-- start Recorded information --

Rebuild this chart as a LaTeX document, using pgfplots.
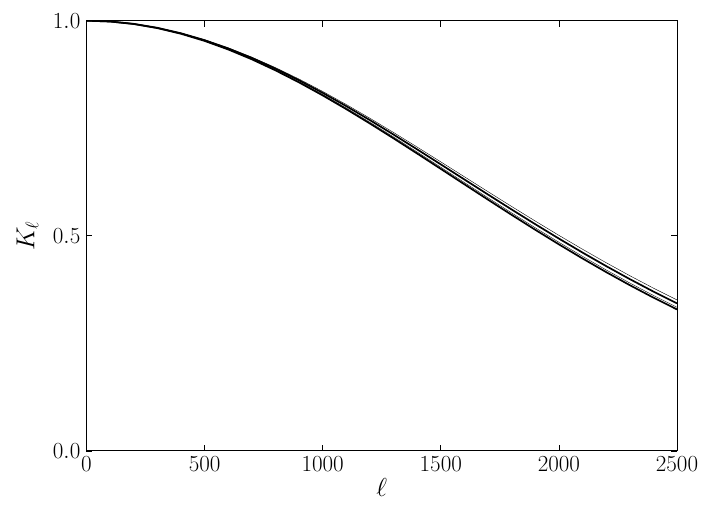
\RequirePackage{fix-cm}
\documentclass[border=0pt]{standalone}
\usepackage{pgfplots}
\pgfplotsset{compat=1.18}
\begin{document}
\begin{tikzpicture}
\path[use as bounding box] (-86.5pt,-62pt) rectangle (626.5pt,451pt);
\begin{axis}[
  at={(0,0)}, anchor=south west,
  scale only axis,
  width=590.5pt, height=430.3pt,
  xmin=0, xmax=2500, ymin=0, ymax=1,
  xtick={0,500,1000,1500,2000,2500},
  ytick={0,0.5,1},
  yticklabel style={/pgf/number format/fixed,/pgf/number format/fixed zerofill,/pgf/number format/precision=1, anchor=east, inner sep=0pt, xshift=-6pt},
  xticklabel style={/pgf/number format/1000 sep={}, anchor=north, inner sep=0pt, yshift=-5.5pt},
  tick align=inside,
  major tick length=6pt,
  tick style={line width=0.8pt, black},
  axis line style={line width=1pt},
  ticklabel style={font=\fontsize{23}{27}\selectfont},
  xlabel={$\ell$}, ylabel={$K_\ell$},
  xlabel style={font=\fontsize{26}{30}\selectfont, at={(axis description cs:0.5,0)}, anchor=center, inner sep=0pt, yshift=-36.5pt},
  ylabel style={font=\fontsize{26}{30}\selectfont, at={(axis description cs:0,0.5)}, rotate=0, anchor=center, inner sep=0pt, yshift=59pt},
  cycle list={{black, line width=1.7pt}},
  no markers,
]
\addplot coordinates {(0,1.0000) (100,0.99818) (200,0.99275) (300,0.98378) (400,0.97137) (500,0.95568) (600,0.93688) (700,0.91522) (800,0.89094) (900,0.86430) (1000,0.83559) (1100,0.80513) (1200,0.77322) (1300,0.74018) (1400,0.70630) (1500,0.67190) (1600,0.63724) (1700,0.60260) (1800,0.56823) (1900,0.53435) (2000,0.50117) (2100,0.46887) (2200,0.43758) (2300,0.40744) (2400,0.37855) (2500,0.35100)};
\addplot coordinates {(0,1.0000) (100,0.99814) (200,0.99260) (300,0.98342) (400,0.97075) (500,0.95473) (600,0.93555) (700,0.91344) (800,0.88868) (900,0.86154) (1000,0.83230) (1100,0.80131) (1200,0.76887) (1300,0.73531) (1400,0.70093) (1500,0.66605) (1600,0.63097) (1700,0.59593) (1800,0.56122) (1900,0.52704) (2000,0.49363) (2100,0.46113) (2200,0.42971) (2300,0.39948) (2400,0.37057) (2500,0.34302)};
\addplot coordinates {(0,1.0000) (100,0.99810) (200,0.99241) (300,0.98302) (400,0.97003) (500,0.95362) (600,0.93400) (700,0.91138) (800,0.88608) (900,0.85834) (1000,0.82851) (1100,0.79690) (1200,0.76386) (1300,0.72971) (1400,0.69476) (1500,0.65935) (1600,0.62377) (1700,0.58830) (1800,0.55321) (1900,0.51871) (2000,0.48503) (2100,0.45233) (2200,0.42077) (2300,0.39046) (2400,0.36152) (2500,0.33400)};
\addplot coordinates {(0,1.0000) (100,0.99807) (200,0.99231) (300,0.98279) (400,0.96963) (500,0.95300) (600,0.93312) (700,0.91022) (800,0.88459) (900,0.85653) (1000,0.82636) (1100,0.79441) (1200,0.76102) (1300,0.72654) (1400,0.69128) (1500,0.65557) (1600,0.61972) (1700,0.58401) (1800,0.54871) (1900,0.51404) (2000,0.48021) (2100,0.44741) (2200,0.41577) (2300,0.38543) (2400,0.35648) (2500,0.32899)};
\end{axis}
\end{tikzpicture}
\end{document}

-- end Recorded information --

> [Task to carry out] Would you set down the listing exactly, omitting pictures?

> [Written solution]
Rebuild this chart as a LaTeX document, using pgfplots.
\RequirePackage{fix-cm}
\documentclass[border=0pt]{standalone}
\usepackage{pgfplots}
\pgfplotsset{compat=1.18}
\begin{document}
\begin{tikzpicture}
\path[use as bounding box] (-86.5pt,-62pt) rectangle (626.5pt,451pt);
\begin{axis}[
  at={(0,0)}, anchor=south west,
  scale only axis,
  width=590.5pt, height=430.3pt,
  xmin=0, xmax=2500, ymin=0, ymax=1,
  xtick={0,500,1000,1500,2000,2500},
  ytick={0,0.5,1},
  yticklabel style={/pgf/number format/fixed,/pgf/number format/fixed zerofill,/pgf/number format/precision=1, anchor=east, inner sep=0pt, xshift=-6pt},
  xticklabel style={/pgf/number format/1000 sep={}, anchor=north, inner sep=0pt, yshift=-5.5pt},
  tick align=inside,
  major tick length=6pt,
  tick style={line width=0.8pt, black},
  axis line style={line width=1pt},
  ticklabel style={font=\fontsize{23}{27}\selectfont},
  xlabel={$\ell$}, ylabel={$K_\ell$},
  xlabel style={font=\fontsize{26}{30}\selectfont, at={(axis description cs:0.5,0)}, anchor=center, inner sep=0pt, yshift=-36.5pt},
  ylabel style={font=\fontsize{26}{30}\selectfont, at={(axis description cs:0,0.5)}, rotate=0, anchor=center, inner sep=0pt, yshift=59pt},
  cycle list={{black, line width=1.7pt}},
  no markers,
]
\addplot coordinates {(0,1.0000) (100,0.99818) (200,0.99275) (300,0.98378) (400,0.97137) (500,0.95568) (600,0.93688) (700,0.91522) (800,0.89094) (900,0.86430) (1000,0.83559) (1100,0.80513) (1200,0.77322) (1300,0.74018) (1400,0.70630) (1500,0.67190) (1600,0.63724) (1700,0.60260) (1800,0.56823) (1900,0.53435) (2000,0.50117) (2100,0.46887) (2200,0.43758) (2300,0.40744) (2400,0.37855) (2500,0.35100)};
\addplot coordinates {(0,1.0000) (100,0.99814) (200,0.99260) (300,0.98342) (400,0.97075) (500,0.95473) (600,0.93555) (700,0.91344) (800,0.88868) (900,0.86154) (1000,0.83230) (1100,0.80131) (1200,0.76887) (1300,0.73531) (1400,0.70093) (1500,0.66605) (1600,0.63097) (1700,0.59593) (1800,0.56122) (1900,0.52704) (2000,0.49363) (2100,0.46113) (2200,0.42971) (2300,0.39948) (2400,0.37057) (2500,0.34302)};
\addplot coordinates {(0,1.0000) (100,0.99810) (200,0.99241) (300,0.98302) (400,0.97003) (500,0.95362) (600,0.93400) (700,0.91138) (800,0.88608) (900,0.85834) (1000,0.82851) (1100,0.79690) (1200,0.76386) (1300,0.72971) (1400,0.69476) (1500,0.65935) (1600,0.62377) (1700,0.58830) (1800,0.55321) (1900,0.51871) (2000,0.48503) (2100,0.45233) (2200,0.42077) (2300,0.39046) (2400,0.36152) (2500,0.33400)};
\addplot coordinates {(0,1.0000) (100,0.99807) (200,0.99231) (300,0.98279) (400,0.96963) (500,0.95300) (600,0.93312) (700,0.91022) (800,0.88459) (900,0.85653) (1000,0.82636) (1100,0.79441) (1200,0.76102) (1300,0.72654) (1400,0.69128) (1500,0.65557) (1600,0.61972) (1700,0.58401) (1800,0.54871) (1900,0.51404) (2000,0.48021) (2100,0.44741) (2200,0.41577) (2300,0.38543) (2400,0.35648) (2500,0.32899)};
\end{axis}
\end{tikzpicture}
\end{document}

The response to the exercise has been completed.